**Task directions**
Copy exactly the lines from the start of the material through the line with "ax = fig.add_axes([0.0676, 0.128, 0.633, 0.641])". Pictures stay out of the copy.
[begin Recorded information]
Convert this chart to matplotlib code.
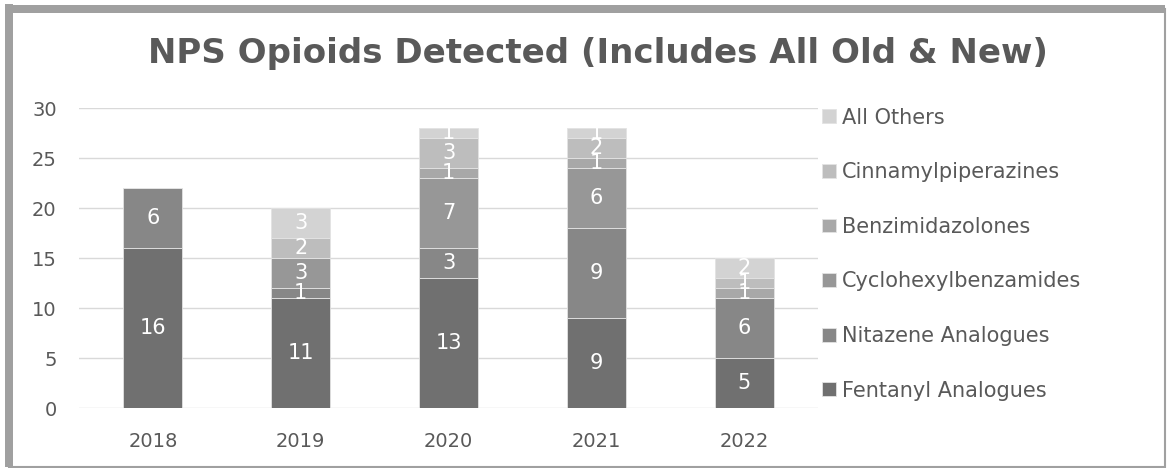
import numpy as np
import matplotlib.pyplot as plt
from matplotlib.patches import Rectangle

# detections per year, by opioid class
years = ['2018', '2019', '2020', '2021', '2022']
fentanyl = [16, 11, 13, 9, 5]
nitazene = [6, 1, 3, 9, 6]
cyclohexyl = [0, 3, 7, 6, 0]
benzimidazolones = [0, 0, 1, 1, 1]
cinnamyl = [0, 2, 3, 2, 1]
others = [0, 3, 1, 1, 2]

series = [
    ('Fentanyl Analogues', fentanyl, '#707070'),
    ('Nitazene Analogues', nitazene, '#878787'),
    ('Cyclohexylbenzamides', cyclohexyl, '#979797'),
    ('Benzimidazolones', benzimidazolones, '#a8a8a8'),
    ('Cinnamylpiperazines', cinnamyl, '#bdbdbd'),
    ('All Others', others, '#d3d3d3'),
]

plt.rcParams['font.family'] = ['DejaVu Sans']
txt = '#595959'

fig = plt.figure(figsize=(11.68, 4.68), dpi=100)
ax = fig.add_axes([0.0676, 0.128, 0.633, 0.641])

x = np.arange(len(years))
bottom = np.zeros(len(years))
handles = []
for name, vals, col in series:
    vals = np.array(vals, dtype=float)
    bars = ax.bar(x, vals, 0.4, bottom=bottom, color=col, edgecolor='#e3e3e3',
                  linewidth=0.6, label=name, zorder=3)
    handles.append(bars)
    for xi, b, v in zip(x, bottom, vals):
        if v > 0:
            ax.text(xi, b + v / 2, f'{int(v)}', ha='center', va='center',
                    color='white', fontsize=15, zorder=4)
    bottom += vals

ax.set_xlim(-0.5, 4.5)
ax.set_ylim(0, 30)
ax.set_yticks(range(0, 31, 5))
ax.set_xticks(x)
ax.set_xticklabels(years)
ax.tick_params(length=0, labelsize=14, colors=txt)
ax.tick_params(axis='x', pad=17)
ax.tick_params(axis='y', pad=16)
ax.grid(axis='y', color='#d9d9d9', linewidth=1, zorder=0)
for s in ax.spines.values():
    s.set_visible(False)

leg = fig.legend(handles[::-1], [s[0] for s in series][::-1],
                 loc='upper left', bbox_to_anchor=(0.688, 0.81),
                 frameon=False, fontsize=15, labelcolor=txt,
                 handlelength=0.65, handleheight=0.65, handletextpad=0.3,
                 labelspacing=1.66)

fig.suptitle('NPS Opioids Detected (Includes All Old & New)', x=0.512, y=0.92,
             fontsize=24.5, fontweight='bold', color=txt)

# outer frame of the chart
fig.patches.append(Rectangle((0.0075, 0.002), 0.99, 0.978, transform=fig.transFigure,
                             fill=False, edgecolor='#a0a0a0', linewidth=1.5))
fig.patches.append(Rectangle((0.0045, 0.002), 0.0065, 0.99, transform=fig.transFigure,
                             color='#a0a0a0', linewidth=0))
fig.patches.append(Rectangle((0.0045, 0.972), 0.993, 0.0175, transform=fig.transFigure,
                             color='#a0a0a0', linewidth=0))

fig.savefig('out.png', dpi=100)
[end Recorded information]
**Solution to this problem**
Convert this chart to matplotlib code.
import numpy as np
import matplotlib.pyplot as plt
from matplotlib.patches import Rectangle

# detections per year, by opioid class
years = ['2018', '2019', '2020', '2021', '2022']
fentanyl = [16, 11, 13, 9, 5]
nitazene = [6, 1, 3, 9, 6]
cyclohexyl = [0, 3, 7, 6, 0]
benzimidazolones = [0, 0, 1, 1, 1]
cinnamyl = [0, 2, 3, 2, 1]
others = [0, 3, 1, 1, 2]

series = [
    ('Fentanyl Analogues', fentanyl, '#707070'),
    ('Nitazene Analogues', nitazene, '#878787'),
    ('Cyclohexylbenzamides', cyclohexyl, '#979797'),
    ('Benzimidazolones', benzimidazolones, '#a8a8a8'),
    ('Cinnamylpiperazines', cinnamyl, '#bdbdbd'),
    ('All Others', others, '#d3d3d3'),
]

plt.rcParams['font.family'] = ['DejaVu Sans']
txt = '#595959'

fig = plt.figure(figsize=(11.68, 4.68), dpi=100)
ax = fig.add_axes([0.0676, 0.128, 0.633, 0.641])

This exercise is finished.